I'm going through my (applied) complex analysis notes from almost a year ago and trying to make sense of something I wrote down. Of course, anybody's own solution is very much welcome.
We used the "+"-shaped branch cut, $\{z ~|~ z \in [-1,1] \subseteq \mathbb{R}\} \cup \{z ~|~ \text{Re}(z)=0,\, \text{Im}(z) \in [-1,1]\}$, with the specified branch of $(1-z^4)^{1/4}$ corresponding to the first quadrant of the plane evaluating to the positive fourth root. Here is what I have written down:
The possible values are $e^{i\pi/4}, -e^{i\pi/4}, ie^{i\pi/4}, -ie^{i\pi/4}$. Again, relying on continuity of the branch, what is the best path to $\infty$?
Choose $1 + \epsilon \to \infty$ along the positive real axis. Factoring the numerator,
\begin{align*} (1 - z^4) &= (-1)(z - 1)(z + 1)(z - i)(z + i) \\ (1 - z^4)^{1/4} &= (-1)^{1/4}(z - 1)^{1/4}(z + 1)^{1/4}(z - i)^{1/4}(z + i)^{1/4}. \end{align*}
Let $z = 1 + w$ with $w$ small, i.e. $w = \epsilon e^{i\theta}$, then
$$ f(1 + w) = (-1)^{1/4} (w^{1/4})(2 + w)^{1/4} (2 + 2w + w^2)^{1/4} $$
for $\theta \in (-\pi,\pi)$. For $\theta = \pi$, then
$$f(z) \approx \sqrt{2} w^{1/4} e^{-i\pi/4} + (\text{smaller terms}).$$
The argument of $f(z)$ for $z = 1 + w$ for small $w$ is $-\pi i/4$. The limit is therefore $e^{-i\pi/4} = -ie^{i\pi/4}$.
I very much remember not comprehending it at the time as well many other classmates, and also remember that the professor stated that they made an error near the end because he forgot the $\sqrt{2}$, so I may have added that back in wrong. I apologize for any lack of clarity. My questions are
If we're taking a path along the positive real axis as in $1 + \epsilon \to \infty$, then why are we taking $\epsilon \to 0$ as in "$w$ small" in the computation?
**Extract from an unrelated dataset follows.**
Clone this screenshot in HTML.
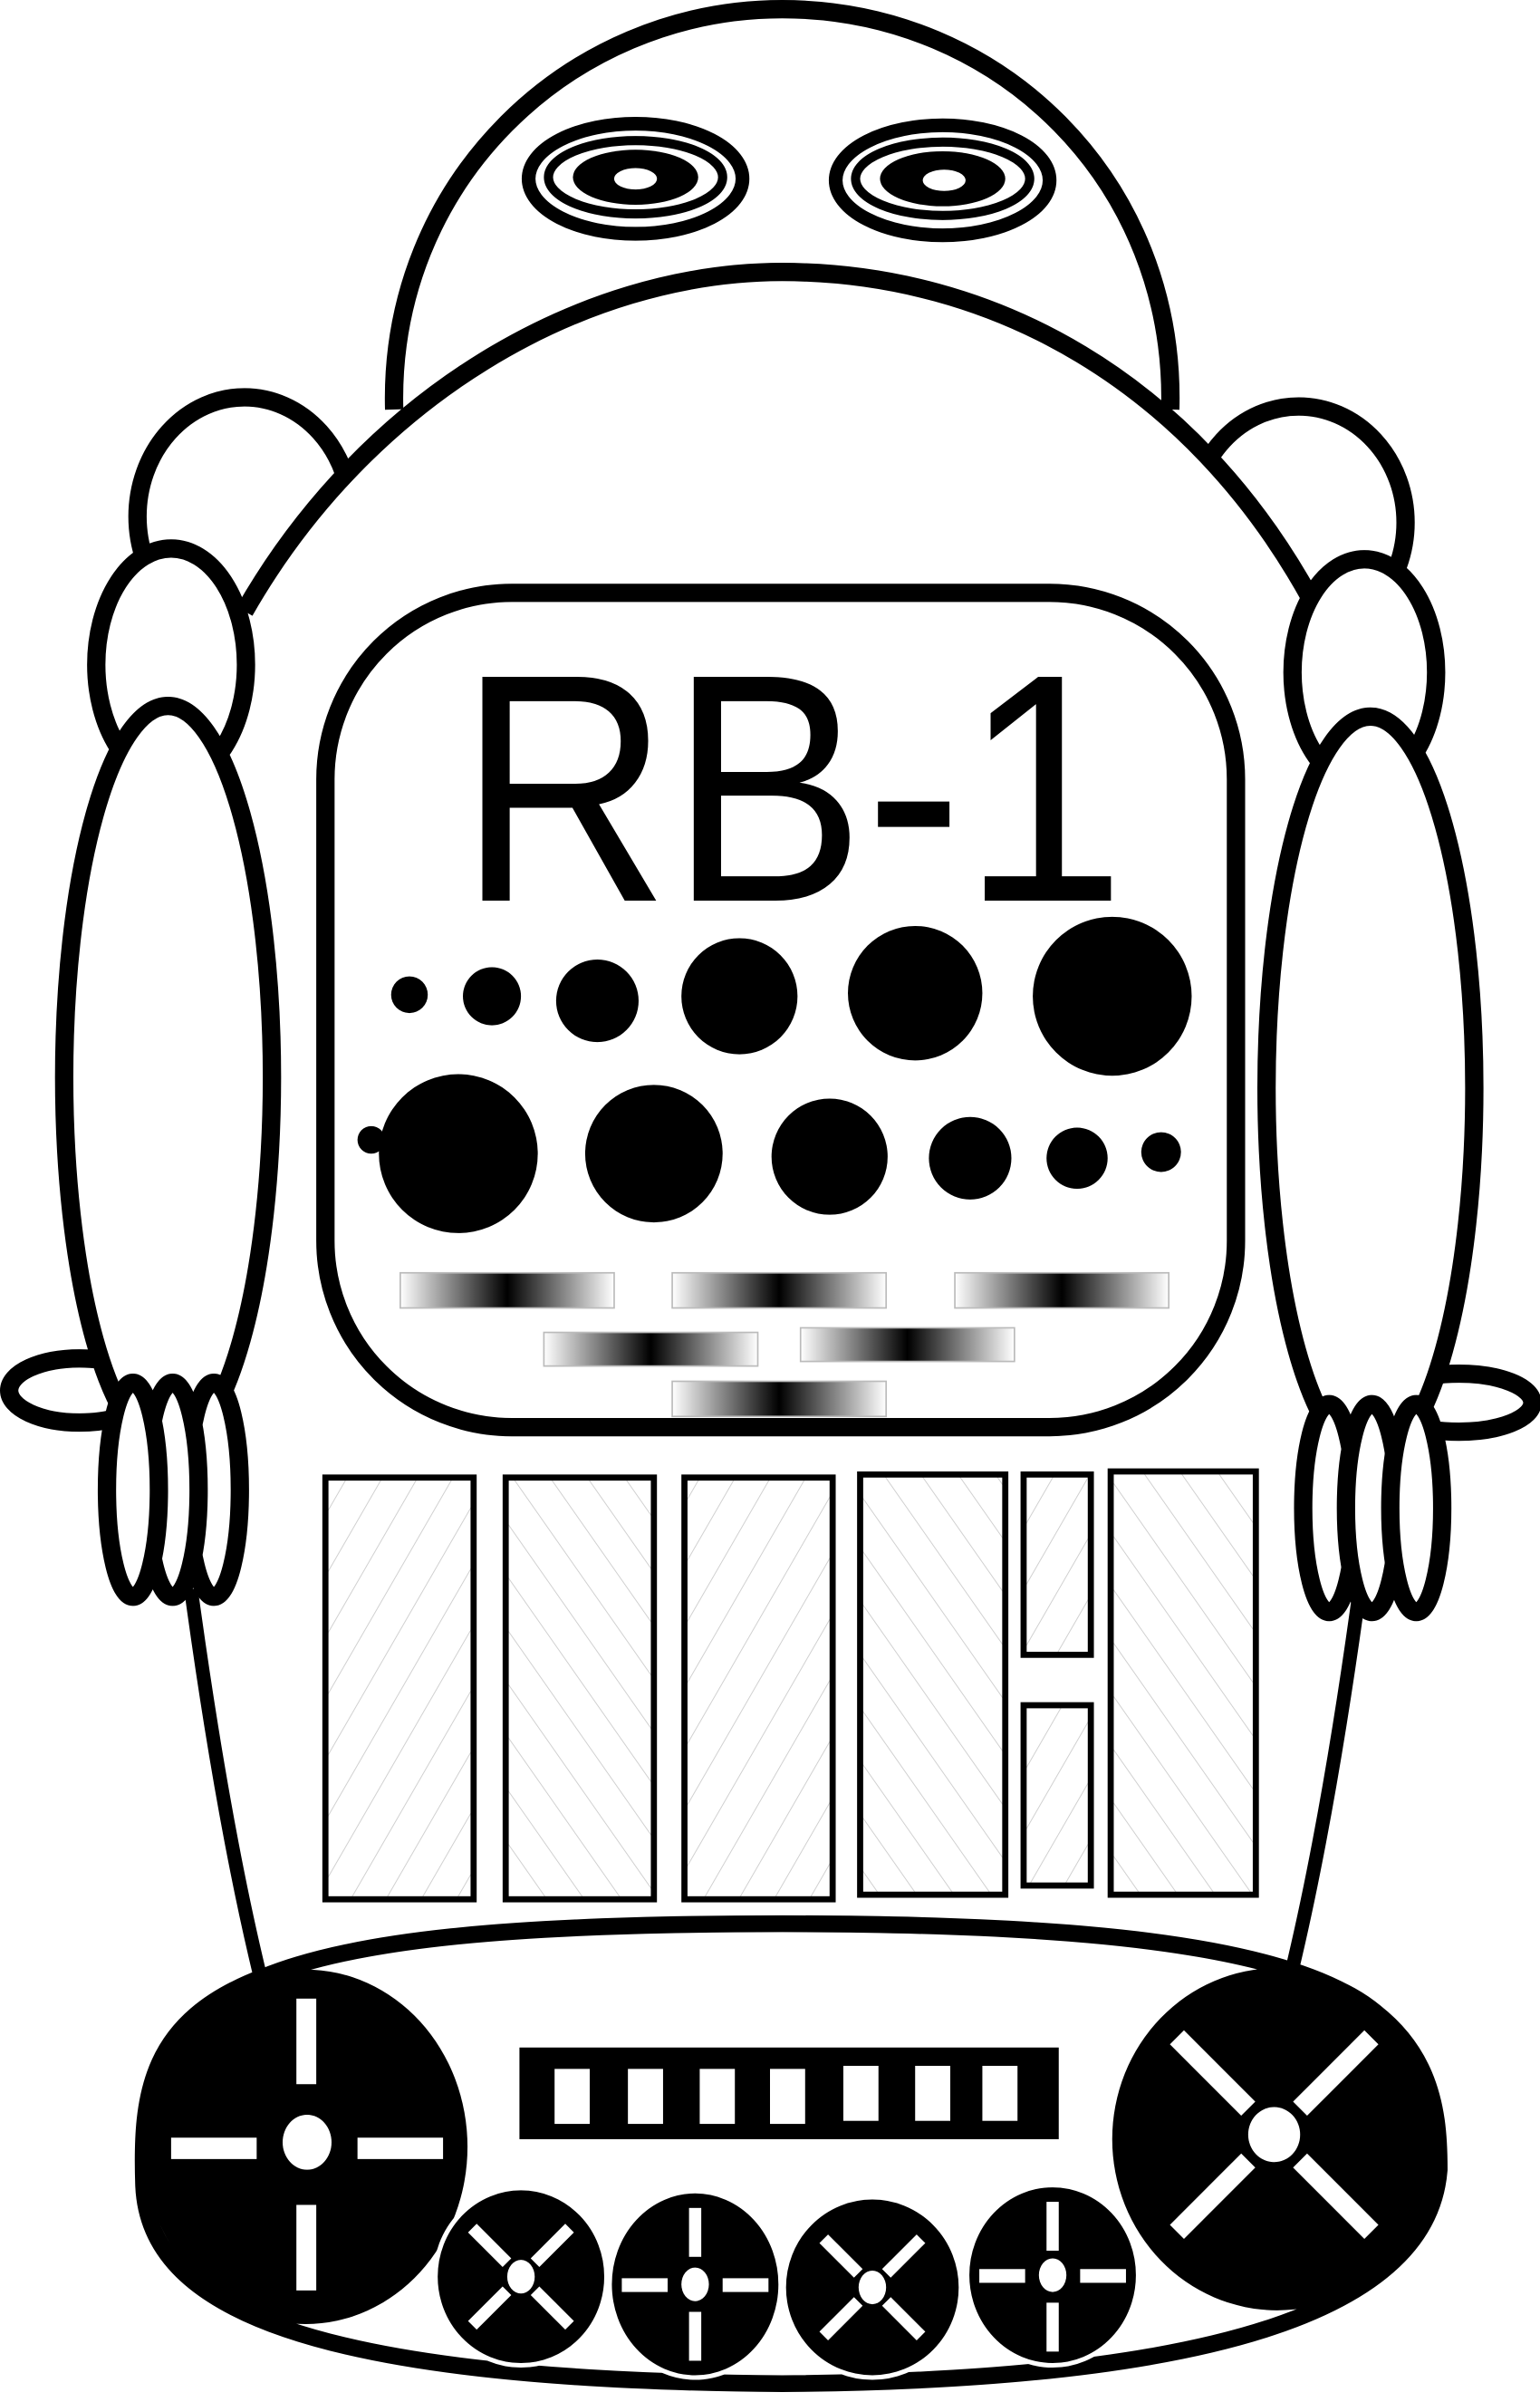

Why choose $\theta = \pi$. My guess for the latter is so that the your values "remain" in the first quadrant because your dividing the argument of $e^{\pi i}$ by 4.
And the major question is that I can't figure out why with $|w|$ small that $\arg f(z) = -\pi i/4$. Why negative? I'm guessing it's due to how we evaluate $(-1)^{1/4} = (e^{-\pi i})^{1/4} = (e^{\pi i})^{1/4}$ but that confuses me if we're also taking $w = \epsilon e^{i\theta}$ and evaluating $\theta = \pi$.
(Edit:) Another question: Is the statement of the problem, well, problematic? Does this problem even make sense? Does clarifying the limit to mean as $|z| \to +\infty$ help at all?